DATA LINES:
━━━━

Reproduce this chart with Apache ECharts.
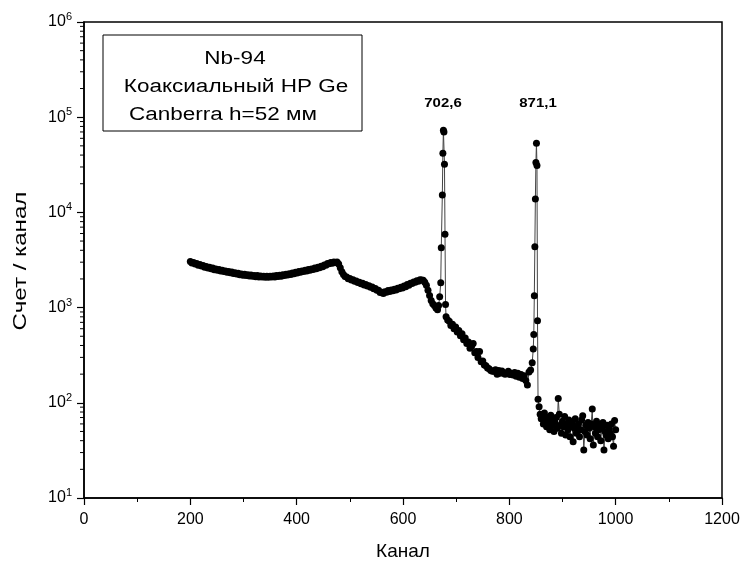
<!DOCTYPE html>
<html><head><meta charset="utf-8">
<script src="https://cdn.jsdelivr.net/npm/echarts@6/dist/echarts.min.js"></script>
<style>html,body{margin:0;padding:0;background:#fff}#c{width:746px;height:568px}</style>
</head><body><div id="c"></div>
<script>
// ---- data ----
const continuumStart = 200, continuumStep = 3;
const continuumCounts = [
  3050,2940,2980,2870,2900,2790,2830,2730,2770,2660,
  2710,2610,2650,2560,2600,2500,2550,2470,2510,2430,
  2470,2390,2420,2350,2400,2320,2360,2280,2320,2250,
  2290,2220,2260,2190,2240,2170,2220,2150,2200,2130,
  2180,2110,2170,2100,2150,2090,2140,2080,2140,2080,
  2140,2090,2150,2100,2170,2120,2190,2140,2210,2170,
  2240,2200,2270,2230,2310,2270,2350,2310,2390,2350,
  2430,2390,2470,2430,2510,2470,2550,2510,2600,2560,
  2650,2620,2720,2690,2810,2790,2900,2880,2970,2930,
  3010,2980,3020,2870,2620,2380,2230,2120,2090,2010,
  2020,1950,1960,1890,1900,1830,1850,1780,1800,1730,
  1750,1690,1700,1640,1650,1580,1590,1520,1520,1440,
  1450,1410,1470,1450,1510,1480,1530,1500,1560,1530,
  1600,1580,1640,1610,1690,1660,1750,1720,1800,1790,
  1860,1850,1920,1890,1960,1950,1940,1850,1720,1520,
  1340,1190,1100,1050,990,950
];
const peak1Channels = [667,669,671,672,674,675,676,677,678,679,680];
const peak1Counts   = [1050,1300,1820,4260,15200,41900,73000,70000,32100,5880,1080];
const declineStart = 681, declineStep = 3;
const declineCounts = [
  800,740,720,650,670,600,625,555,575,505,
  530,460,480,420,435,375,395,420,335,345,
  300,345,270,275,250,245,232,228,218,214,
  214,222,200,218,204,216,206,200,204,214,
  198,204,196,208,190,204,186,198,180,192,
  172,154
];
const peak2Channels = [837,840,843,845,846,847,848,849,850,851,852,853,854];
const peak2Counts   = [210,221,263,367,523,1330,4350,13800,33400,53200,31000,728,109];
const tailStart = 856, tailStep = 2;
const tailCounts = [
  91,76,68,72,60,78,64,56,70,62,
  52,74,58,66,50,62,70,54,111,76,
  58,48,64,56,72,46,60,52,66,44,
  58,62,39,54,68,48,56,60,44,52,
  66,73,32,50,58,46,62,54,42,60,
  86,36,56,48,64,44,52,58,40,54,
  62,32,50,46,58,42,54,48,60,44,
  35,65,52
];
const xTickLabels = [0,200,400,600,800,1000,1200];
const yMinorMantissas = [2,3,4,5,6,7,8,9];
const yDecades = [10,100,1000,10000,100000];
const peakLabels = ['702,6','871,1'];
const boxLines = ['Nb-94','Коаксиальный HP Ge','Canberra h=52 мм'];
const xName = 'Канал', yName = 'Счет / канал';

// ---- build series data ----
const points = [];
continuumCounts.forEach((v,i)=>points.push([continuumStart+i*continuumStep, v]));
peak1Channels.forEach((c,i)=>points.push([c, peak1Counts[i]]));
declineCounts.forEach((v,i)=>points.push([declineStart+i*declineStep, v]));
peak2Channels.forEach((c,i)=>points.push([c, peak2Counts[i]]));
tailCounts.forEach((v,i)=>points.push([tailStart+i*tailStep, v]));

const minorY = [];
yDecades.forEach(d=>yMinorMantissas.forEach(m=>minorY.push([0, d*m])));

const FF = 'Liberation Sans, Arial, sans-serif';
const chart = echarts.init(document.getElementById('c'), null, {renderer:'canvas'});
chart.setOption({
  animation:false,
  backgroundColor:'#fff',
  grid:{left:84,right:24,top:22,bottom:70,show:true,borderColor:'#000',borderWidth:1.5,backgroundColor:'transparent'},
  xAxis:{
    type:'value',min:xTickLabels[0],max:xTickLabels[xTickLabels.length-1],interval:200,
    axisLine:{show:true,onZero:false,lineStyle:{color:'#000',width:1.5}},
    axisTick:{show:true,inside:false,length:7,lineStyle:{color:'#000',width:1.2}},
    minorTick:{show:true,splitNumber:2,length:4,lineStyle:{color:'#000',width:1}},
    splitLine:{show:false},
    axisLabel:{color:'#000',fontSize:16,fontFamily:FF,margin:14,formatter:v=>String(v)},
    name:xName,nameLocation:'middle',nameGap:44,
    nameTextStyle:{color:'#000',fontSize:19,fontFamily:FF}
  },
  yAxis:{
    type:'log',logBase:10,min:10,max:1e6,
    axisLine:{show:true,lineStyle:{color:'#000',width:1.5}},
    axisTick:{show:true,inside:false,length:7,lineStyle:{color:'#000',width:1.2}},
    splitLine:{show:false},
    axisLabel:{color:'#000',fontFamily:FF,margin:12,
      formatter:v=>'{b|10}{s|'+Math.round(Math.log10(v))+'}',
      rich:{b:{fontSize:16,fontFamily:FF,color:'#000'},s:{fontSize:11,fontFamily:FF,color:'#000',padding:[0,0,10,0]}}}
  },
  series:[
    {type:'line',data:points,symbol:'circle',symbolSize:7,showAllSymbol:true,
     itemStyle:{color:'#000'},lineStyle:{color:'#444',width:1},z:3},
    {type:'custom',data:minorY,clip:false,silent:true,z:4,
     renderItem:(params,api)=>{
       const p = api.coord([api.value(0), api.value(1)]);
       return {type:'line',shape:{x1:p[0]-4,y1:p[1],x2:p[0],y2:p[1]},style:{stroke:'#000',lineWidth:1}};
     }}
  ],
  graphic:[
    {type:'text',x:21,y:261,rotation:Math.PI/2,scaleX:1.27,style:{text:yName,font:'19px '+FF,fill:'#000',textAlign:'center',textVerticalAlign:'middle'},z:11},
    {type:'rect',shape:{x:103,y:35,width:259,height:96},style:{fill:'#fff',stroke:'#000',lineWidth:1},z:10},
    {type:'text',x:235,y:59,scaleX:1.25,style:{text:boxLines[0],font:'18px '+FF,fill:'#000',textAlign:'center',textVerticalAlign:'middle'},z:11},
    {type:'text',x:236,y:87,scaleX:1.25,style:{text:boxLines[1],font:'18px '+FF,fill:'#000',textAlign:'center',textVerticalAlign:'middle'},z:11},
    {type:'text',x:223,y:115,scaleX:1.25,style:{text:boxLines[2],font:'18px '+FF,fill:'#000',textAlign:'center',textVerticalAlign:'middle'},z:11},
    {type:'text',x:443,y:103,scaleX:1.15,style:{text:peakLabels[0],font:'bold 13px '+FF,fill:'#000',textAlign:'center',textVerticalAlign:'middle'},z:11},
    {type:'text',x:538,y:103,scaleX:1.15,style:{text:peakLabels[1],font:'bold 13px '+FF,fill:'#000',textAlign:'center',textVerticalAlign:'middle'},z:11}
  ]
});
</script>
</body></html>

━━━━

STATED GOAL:
Every line above should be repeated exactly; pictures stay out of the copy.

RESULT FOR THIS EXERCISE:
Reproduce this chart with Apache ECharts.
<!DOCTYPE html>
<html><head><meta charset="utf-8">
<script src="https://cdn.jsdelivr.net/npm/echarts@6/dist/echarts.min.js"></script>
<style>html,body{margin:0;padding:0;background:#fff}#c{width:746px;height:568px}</style>
</head><body><div id="c"></div>
<script>
// ---- data ----
const continuumStart = 200, continuumStep = 3;
const continuumCounts = [
  3050,2940,2980,2870,2900,2790,2830,2730,2770,2660,
  2710,2610,2650,2560,2600,2500,2550,2470,2510,2430,
  2470,2390,2420,2350,2400,2320,2360,2280,2320,2250,
  2290,2220,2260,2190,2240,2170,2220,2150,2200,2130,
  2180,2110,2170,2100,2150,2090,2140,2080,2140,2080,
  2140,2090,2150,2100,2170,2120,2190,2140,2210,2170,
  2240,2200,2270,2230,2310,2270,2350,2310,2390,2350,
  2430,2390,2470,2430,2510,2470,2550,2510,2600,2560,
  2650,2620,2720,2690,2810,2790,2900,2880,2970,2930,
  3010,2980,3020,2870,2620,2380,2230,2120,2090,2010,
  2020,1950,1960,1890,1900,1830,1850,1780,1800,1730,
  1750,1690,1700,1640,1650,1580,1590,1520,1520,1440,
  1450,1410,1470,1450,1510,1480,1530,1500,1560,1530,
  1600,1580,1640,1610,1690,1660,1750,1720,1800,1790,
  1860,1850,1920,1890,1960,1950,1940,1850,1720,1520,
  1340,1190,1100,1050,990,950
];
const peak1Channels = [667,669,671,672,674,675,676,677,678,679,680];
const peak1Counts   = [1050,1300,1820,4260,15200,41900,73000,70000,32100,5880,1080];
const declineStart = 681, declineStep = 3;
const declineCounts = [
  800,740,720,650,670,600,625,555,575,505,
  530,460,480,420,435,375,395,420,335,345,
  300,345,270,275,250,245,232,228,218,214,
  214,222,200,218,204,216,206,200,204,214,
  198,204,196,208,190,204,186,198,180,192,
  172,154
];
const peak2Channels = [837,840,843,845,846,847,848,849,850,851,852,853,854];
const peak2Counts   = [210,221,263,367,523,1330,4350,13800,33400,53200,31000,728,109];
const tailStart = 856, tailStep = 2;
const tailCounts = [
  91,76,68,72,60,78,64,56,70,62,
  52,74,58,66,50,62,70,54,111,76,
  58,48,64,56,72,46,60,52,66,44,
  58,62,39,54,68,48,56,60,44,52,
  66,73,32,50,58,46,62,54,42,60,
  86,36,56,48,64,44,52,58,40,54,
  62,32,50,46,58,42,54,48,60,44,
  35,65,52
];
const xTickLabels = [0,200,400,600,800,1000,1200];
const yMinorMantissas = [2,3,4,5,6,7,8,9];
const yDecades = [10,100,1000,10000,100000];
const peakLabels = ['702,6','871,1'];
const boxLines = ['Nb-94','Коаксиальный HP Ge','Canberra h=52 мм'];
const xName = 'Канал', yName = 'Счет / канал';

// ---- build series data ----
const points = [];
continuumCounts.forEach((v,i)=>points.push([continuumStart+i*continuumStep, v]));
peak1Channels.forEach((c,i)=>points.push([c, peak1Counts[i]]));
declineCounts.forEach((v,i)=>points.push([declineStart+i*declineStep, v]));
peak2Channels.forEach((c,i)=>points.push([c, peak2Counts[i]]));
tailCounts.forEach((v,i)=>points.push([tailStart+i*tailStep, v]));

const minorY = [];
yDecades.forEach(d=>yMinorMantissas.forEach(m=>minorY.push([0, d*m])));

const FF = 'Liberation Sans, Arial, sans-serif';
const chart = echarts.init(document.getElementById('c'), null, {renderer:'canvas'});
chart.setOption({
  animation:false,
  backgroundColor:'#fff',
  grid:{left:84,right:24,top:22,bottom:70,show:true,borderColor:'#000',borderWidth:1.5,backgroundColor:'transparent'},
  xAxis:{
    type:'value',min:xTickLabels[0],max:xTickLabels[xTickLabels.length-1],interval:200,
    axisLine:{show:true,onZero:false,lineStyle:{color:'#000',width:1.5}},
    axisTick:{show:true,inside:false,length:7,lineStyle:{color:'#000',width:1.2}},
    minorTick:{show:true,splitNumber:2,length:4,lineStyle:{color:'#000',width:1}},
    splitLine:{show:false},
    axisLabel:{color:'#000',fontSize:16,fontFamily:FF,margin:14,formatter:v=>String(v)},
    name:xName,nameLocation:'middle',nameGap:44,
    nameTextStyle:{color:'#000',fontSize:19,fontFamily:FF}
  },
  yAxis:{
    type:'log',logBase:10,min:10,max:1e6,
    axisLine:{show:true,lineStyle:{color:'#000',width:1.5}},
    axisTick:{show:true,inside:false,length:7,lineStyle:{color:'#000',width:1.2}},
    splitLine:{show:false},
    axisLabel:{color:'#000',fontFamily:FF,margin:12,
      formatter:v=>'{b|10}{s|'+Math.round(Math.log10(v))+'}',
      rich:{b:{fontSize:16,fontFamily:FF,color:'#000'},s:{fontSize:11,fontFamily:FF,color:'#000',padding:[0,0,10,0]}}}
  },
  series:[
    {type:'line',data:points,symbol:'circle',symbolSize:7,showAllSymbol:true,
     itemStyle:{color:'#000'},lineStyle:{color:'#444',width:1},z:3},
    {type:'custom',data:minorY,clip:false,silent:true,z:4,
     renderItem:(params,api)=>{
       const p = api.coord([api.value(0), api.value(1)]);
       return {type:'line',shape:{x1:p[0]-4,y1:p[1],x2:p[0],y2:p[1]},style:{stroke:'#000',lineWidth:1}};
     }}
  ],
  graphic:[
    {type:'text',x:21,y:261,rotation:Math.PI/2,scaleX:1.27,style:{text:yName,font:'19px '+FF,fill:'#000',textAlign:'center',textVerticalAlign:'middle'},z:11},
    {type:'rect',shape:{x:103,y:35,width:259,height:96},style:{fill:'#fff',stroke:'#000',lineWidth:1},z:10},
    {type:'text',x:235,y:59,scaleX:1.25,style:{text:boxLines[0],font:'18px '+FF,fill:'#000',textAlign:'center',textVerticalAlign:'middle'},z:11},
    {type:'text',x:236,y:87,scaleX:1.25,style:{text:boxLines[1],font:'18px '+FF,fill:'#000',textAlign:'center',textVerticalAlign:'middle'},z:11},
    {type:'text',x:223,y:115,scaleX:1.25,style:{text:boxLines[2],font:'18px '+FF,fill:'#000',textAlign:'center',textVerticalAlign:'middle'},z:11},
    {type:'text',x:443,y:103,scaleX:1.15,style:{text:peakLabels[0],font:'bold 13px '+FF,fill:'#000',textAlign:'center',textVerticalAlign:'middle'},z:11},
    {type:'text',x:538,y:103,scaleX:1.15,style:{text:peakLabels[1],font:'bold 13px '+FF,fill:'#000',textAlign:'center',textVerticalAlign:'middle'},z:11}
  ]
});
</script>
</body></html>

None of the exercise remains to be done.